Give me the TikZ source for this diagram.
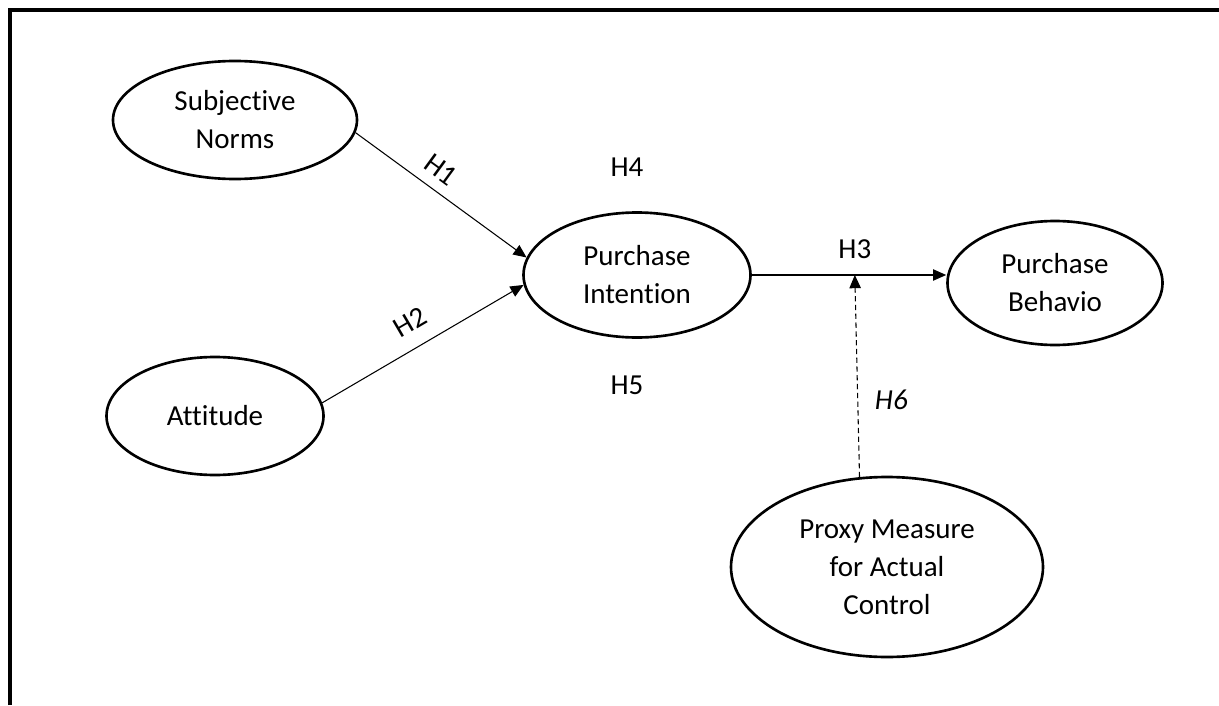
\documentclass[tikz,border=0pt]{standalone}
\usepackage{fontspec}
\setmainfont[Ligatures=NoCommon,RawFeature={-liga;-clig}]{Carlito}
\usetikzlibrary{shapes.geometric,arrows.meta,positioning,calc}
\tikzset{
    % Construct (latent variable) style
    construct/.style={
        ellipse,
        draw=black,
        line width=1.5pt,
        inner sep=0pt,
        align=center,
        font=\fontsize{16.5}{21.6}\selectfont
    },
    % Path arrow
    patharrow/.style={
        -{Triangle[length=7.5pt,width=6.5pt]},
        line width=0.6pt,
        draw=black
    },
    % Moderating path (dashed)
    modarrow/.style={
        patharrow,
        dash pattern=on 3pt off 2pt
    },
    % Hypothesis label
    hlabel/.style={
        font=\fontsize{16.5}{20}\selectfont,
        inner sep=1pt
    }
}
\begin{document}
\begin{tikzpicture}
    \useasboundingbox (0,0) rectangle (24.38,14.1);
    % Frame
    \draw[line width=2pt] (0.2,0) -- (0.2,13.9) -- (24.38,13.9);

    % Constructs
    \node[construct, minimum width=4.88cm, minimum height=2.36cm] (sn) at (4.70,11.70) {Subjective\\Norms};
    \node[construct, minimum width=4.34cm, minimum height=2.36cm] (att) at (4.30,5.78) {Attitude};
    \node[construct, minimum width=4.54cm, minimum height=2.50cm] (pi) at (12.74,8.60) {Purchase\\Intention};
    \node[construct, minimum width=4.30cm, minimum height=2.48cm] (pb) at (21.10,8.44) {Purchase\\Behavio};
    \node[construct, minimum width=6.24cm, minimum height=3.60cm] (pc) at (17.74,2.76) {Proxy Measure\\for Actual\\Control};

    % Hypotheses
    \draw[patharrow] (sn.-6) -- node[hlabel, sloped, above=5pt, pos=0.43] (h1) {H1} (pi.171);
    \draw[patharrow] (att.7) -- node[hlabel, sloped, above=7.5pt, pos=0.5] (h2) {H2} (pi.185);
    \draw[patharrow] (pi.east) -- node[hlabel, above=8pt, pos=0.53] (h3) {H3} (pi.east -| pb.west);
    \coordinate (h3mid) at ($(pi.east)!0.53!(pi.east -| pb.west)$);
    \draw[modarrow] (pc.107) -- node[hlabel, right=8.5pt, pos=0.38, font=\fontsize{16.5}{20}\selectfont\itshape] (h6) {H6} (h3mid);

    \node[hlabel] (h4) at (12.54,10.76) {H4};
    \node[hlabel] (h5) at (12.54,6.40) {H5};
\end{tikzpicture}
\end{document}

◆ ◆ ◆ ◆

▶ _REQUIRED WORK_
Using the material above, return every line exactly as it appears, minus the pictures.

▶ _RESPONSE_
Give me the TikZ source for this diagram.
\documentclass[tikz,border=0pt]{standalone}
\usepackage{fontspec}
\setmainfont[Ligatures=NoCommon,RawFeature={-liga;-clig}]{Carlito}
\usetikzlibrary{shapes.geometric,arrows.meta,positioning,calc}
\tikzset{
    % Construct (latent variable) style
    construct/.style={
        ellipse,
        draw=black,
        line width=1.5pt,
        inner sep=0pt,
        align=center,
        font=\fontsize{16.5}{21.6}\selectfont
    },
    % Path arrow
    patharrow/.style={
        -{Triangle[length=7.5pt,width=6.5pt]},
        line width=0.6pt,
        draw=black
    },
    % Moderating path (dashed)
    modarrow/.style={
        patharrow,
        dash pattern=on 3pt off 2pt
    },
    % Hypothesis label
    hlabel/.style={
        font=\fontsize{16.5}{20}\selectfont,
        inner sep=1pt
    }
}
\begin{document}
\begin{tikzpicture}
    \useasboundingbox (0,0) rectangle (24.38,14.1);
    % Frame
    \draw[line width=2pt] (0.2,0) -- (0.2,13.9) -- (24.38,13.9);

    % Constructs
    \node[construct, minimum width=4.88cm, minimum height=2.36cm] (sn) at (4.70,11.70) {Subjective\\Norms};
    \node[construct, minimum width=4.34cm, minimum height=2.36cm] (att) at (4.30,5.78) {Attitude};
    \node[construct, minimum width=4.54cm, minimum height=2.50cm] (pi) at (12.74,8.60) {Purchase\\Intention};
    \node[construct, minimum width=4.30cm, minimum height=2.48cm] (pb) at (21.10,8.44) {Purchase\\Behavio};
    \node[construct, minimum width=6.24cm, minimum height=3.60cm] (pc) at (17.74,2.76) {Proxy Measure\\for Actual\\Control};

    % Hypotheses
    \draw[patharrow] (sn.-6) -- node[hlabel, sloped, above=5pt, pos=0.43] (h1) {H1} (pi.171);
    \draw[patharrow] (att.7) -- node[hlabel, sloped, above=7.5pt, pos=0.5] (h2) {H2} (pi.185);
    \draw[patharrow] (pi.east) -- node[hlabel, above=8pt, pos=0.53] (h3) {H3} (pi.east -| pb.west);
    \coordinate (h3mid) at ($(pi.east)!0.53!(pi.east -| pb.west)$);
    \draw[modarrow] (pc.107) -- node[hlabel, right=8.5pt, pos=0.38, font=\fontsize{16.5}{20}\selectfont\itshape] (h6) {H6} (h3mid);

    \node[hlabel] (h4) at (12.54,10.76) {H4};
    \node[hlabel] (h5) at (12.54,6.40) {H5};
\end{tikzpicture}
\end{document}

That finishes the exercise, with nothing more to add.